── PROVIDED DATA ──

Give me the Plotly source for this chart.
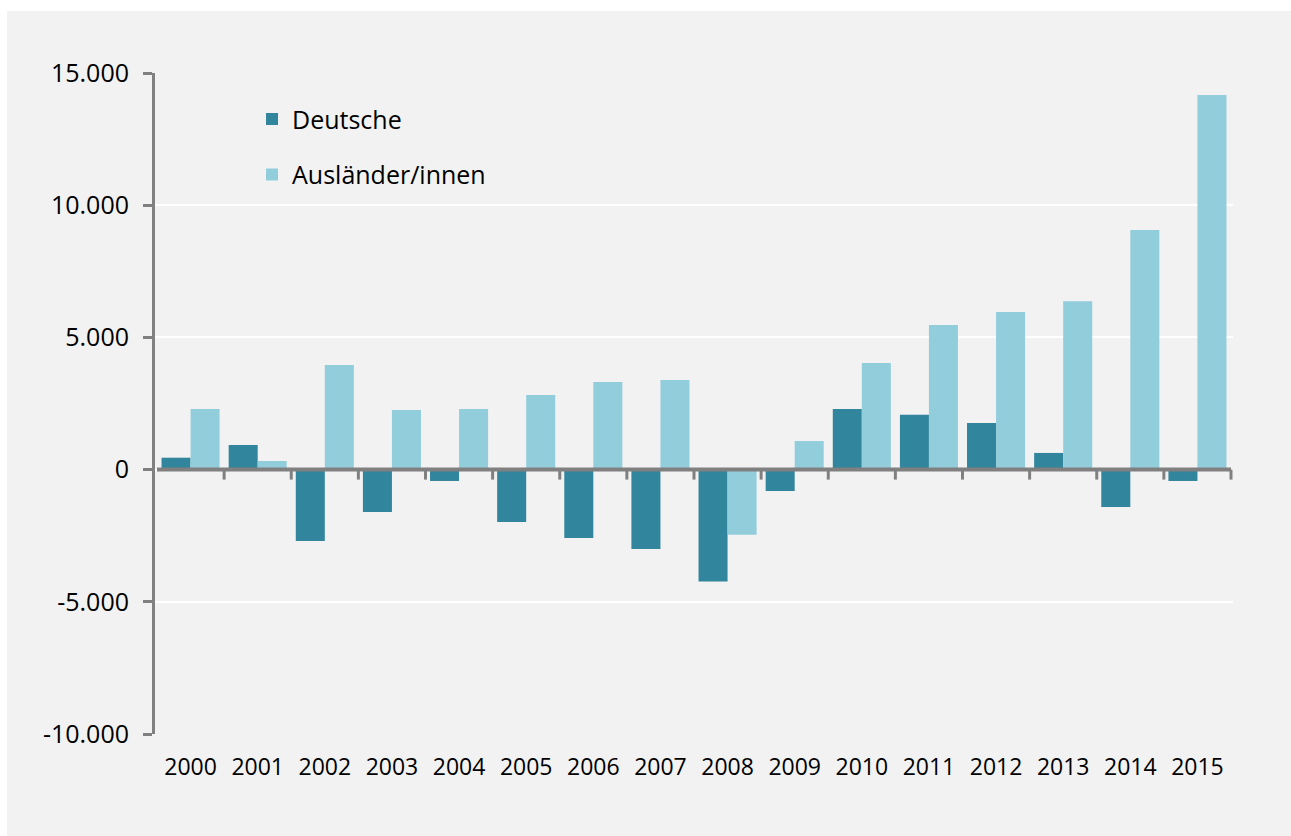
import plotly.graph_objects as go

years = ["2000", "2001", "2002", "2003", "2004", "2005", "2006", "2007",
         "2008", "2009", "2010", "2011", "2012", "2013", "2014", "2015"]
deutsche = [450, 930, -2700, -1600, -430, -1980, -2590, -3000,
            -4230, -810, 2290, 2070, 1760, 630, -1410, -430]
auslaender = [2290, 325, 3960, 2250, 2290, 2820, 3310, 3390,
              -2460, 1080, 4030, 5470, 5960, 6370, 9060, 14170]
y_tickvals = [-10000, -5000, 0, 5000, 10000, 15000]
y_ticktext = ["-10.000", "-5.000", "0", "5.000", "10.000", "15.000"]

W, H = 1291, 836
L, R, T, B = 155, 58, 73, 102
pw, ph = W - L - R, H - T - B

FONT = "Open Sans"
GRAY = "#808080"
PANEL = "#f2f2f2"

fig = go.Figure()
fig.add_trace(go.Bar(x=years, y=deutsche, name="Deutsche", marker_color="#31859C",
                     marker_line_width=0, legendgroup="a"))
fig.add_trace(go.Bar(x=years, y=auslaender, name="Ausländer/innen", marker_color="#92CDDC",
                     marker_line_width=0, legendgroup="b"))

shapes = []
# thin white border at the top and left of the grey panel
shapes.append(dict(type="rect", xref="paper", yref="paper", layer="below",
                   x0=-L / pw - 0.01, x1=1 + R / pw + 0.01,
                   y0=1 + (T - 11) / ph, y1=1 + (T + 2) / ph,
                   fillcolor="white", line_width=0))
shapes.append(dict(type="rect", xref="paper", yref="paper", layer="below",
                   x0=-(L + 2) / pw, x1=(7 - L) / pw,
                   y0=-(B + 2) / ph, y1=1 + (T + 2) / ph,
                   fillcolor="white", line_width=0))
# zero axis line
shapes.append(dict(type="line", xref="x", yref="y", x0=-0.5, x1=len(years) - 0.5,
                   y0=0, y1=0, line=dict(color=GRAY, width=4), layer="above"))
# boundary tick marks
for i in range(1, len(years) + 1):
    shapes.append(dict(type="line", xref="x", yref="y", ysizemode="pixel", yanchor=0,
                       x0=i - 0.5, x1=i - 0.5, y0=0, y1=-10,
                       line=dict(color=GRAY, width=3), layer="above"))

fig.update_layout(
    width=W, height=H,
    margin=dict(l=L, r=R, t=T, b=B, autoexpand=False),
    paper_bgcolor=PANEL,
    plot_bgcolor=PANEL,
    font=dict(family=FONT, color="#000000", size=24),
    barmode="group", bargap=0.135, bargroupgap=0,
    showlegend=True,
    legend=dict(x=0.09, y=0.965, xanchor="left", yanchor="top", bgcolor="rgba(0,0,0,0)",
                font=dict(size=25, family=FONT), tracegroupgap=20, traceorder="grouped"),
    shapes=shapes,
)
fig.update_xaxes(type="category", showline=False, showgrid=False, zeroline=False,
                 ticks="outside", ticklen=12, tickcolor="rgba(0,0,0,0)",
                 tickfont=dict(size=23, family=FONT))
fig.update_yaxes(range=[-10000, 15000], tickvals=y_tickvals, ticktext=y_ticktext,
                 showline=True, linecolor=GRAY, linewidth=3,
                 ticks="outside", ticklen=9, tickwidth=3, tickcolor=GRAY,
                 showgrid=True, gridcolor="white", gridwidth=1.5, zeroline=False,
                 ticklabelstandoff=9, tickfont=dict(size=25, family=FONT))

fig.write_html("out.html", config={"displayModeBar": False},
               post_script="document.body.style.margin='0px';")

───

→ GOAL:
Go through the data above and transcribe it in full, omitting any image.

→ CORRECT ANSWER:
Give me the Plotly source for this chart.
import plotly.graph_objects as go

years = ["2000", "2001", "2002", "2003", "2004", "2005", "2006", "2007",
         "2008", "2009", "2010", "2011", "2012", "2013", "2014", "2015"]
deutsche = [450, 930, -2700, -1600, -430, -1980, -2590, -3000,
            -4230, -810, 2290, 2070, 1760, 630, -1410, -430]
auslaender = [2290, 325, 3960, 2250, 2290, 2820, 3310, 3390,
              -2460, 1080, 4030, 5470, 5960, 6370, 9060, 14170]
y_tickvals = [-10000, -5000, 0, 5000, 10000, 15000]
y_ticktext = ["-10.000", "-5.000", "0", "5.000", "10.000", "15.000"]

W, H = 1291, 836
L, R, T, B = 155, 58, 73, 102
pw, ph = W - L - R, H - T - B

FONT = "Open Sans"
GRAY = "#808080"
PANEL = "#f2f2f2"

fig = go.Figure()
fig.add_trace(go.Bar(x=years, y=deutsche, name="Deutsche", marker_color="#31859C",
                     marker_line_width=0, legendgroup="a"))
fig.add_trace(go.Bar(x=years, y=auslaender, name="Ausländer/innen", marker_color="#92CDDC",
                     marker_line_width=0, legendgroup="b"))

shapes = []
# thin white border at the top and left of the grey panel
shapes.append(dict(type="rect", xref="paper", yref="paper", layer="below",
                   x0=-L / pw - 0.01, x1=1 + R / pw + 0.01,
                   y0=1 + (T - 11) / ph, y1=1 + (T + 2) / ph,
                   fillcolor="white", line_width=0))
shapes.append(dict(type="rect", xref="paper", yref="paper", layer="below",
                   x0=-(L + 2) / pw, x1=(7 - L) / pw,
                   y0=-(B + 2) / ph, y1=1 + (T + 2) / ph,
                   fillcolor="white", line_width=0))
# zero axis line
shapes.append(dict(type="line", xref="x", yref="y", x0=-0.5, x1=len(years) - 0.5,
                   y0=0, y1=0, line=dict(color=GRAY, width=4), layer="above"))
# boundary tick marks
for i in range(1, len(years) + 1):
    shapes.append(dict(type="line", xref="x", yref="y", ysizemode="pixel", yanchor=0,
                       x0=i - 0.5, x1=i - 0.5, y0=0, y1=-10,
                       line=dict(color=GRAY, width=3), layer="above"))

fig.update_layout(
    width=W, height=H,
    margin=dict(l=L, r=R, t=T, b=B, autoexpand=False),
    paper_bgcolor=PANEL,
    plot_bgcolor=PANEL,
    font=dict(family=FONT, color="#000000", size=24),
    barmode="group", bargap=0.135, bargroupgap=0,
    showlegend=True,
    legend=dict(x=0.09, y=0.965, xanchor="left", yanchor="top", bgcolor="rgba(0,0,0,0)",
                font=dict(size=25, family=FONT), tracegroupgap=20, traceorder="grouped"),
    shapes=shapes,
)
fig.update_xaxes(type="category", showline=False, showgrid=False, zeroline=False,
                 ticks="outside", ticklen=12, tickcolor="rgba(0,0,0,0)",
                 tickfont=dict(size=23, family=FONT))
fig.update_yaxes(range=[-10000, 15000], tickvals=y_tickvals, ticktext=y_ticktext,
                 showline=True, linecolor=GRAY, linewidth=3,
                 ticks="outside", ticklen=9, tickwidth=3, tickcolor=GRAY,
                 showgrid=True, gridcolor="white", gridwidth=1.5, zeroline=False,
                 ticklabelstandoff=9, tickfont=dict(size=25, family=FONT))

fig.write_html("out.html", config={"displayModeBar": False},
               post_script="document.body.style.margin='0px';")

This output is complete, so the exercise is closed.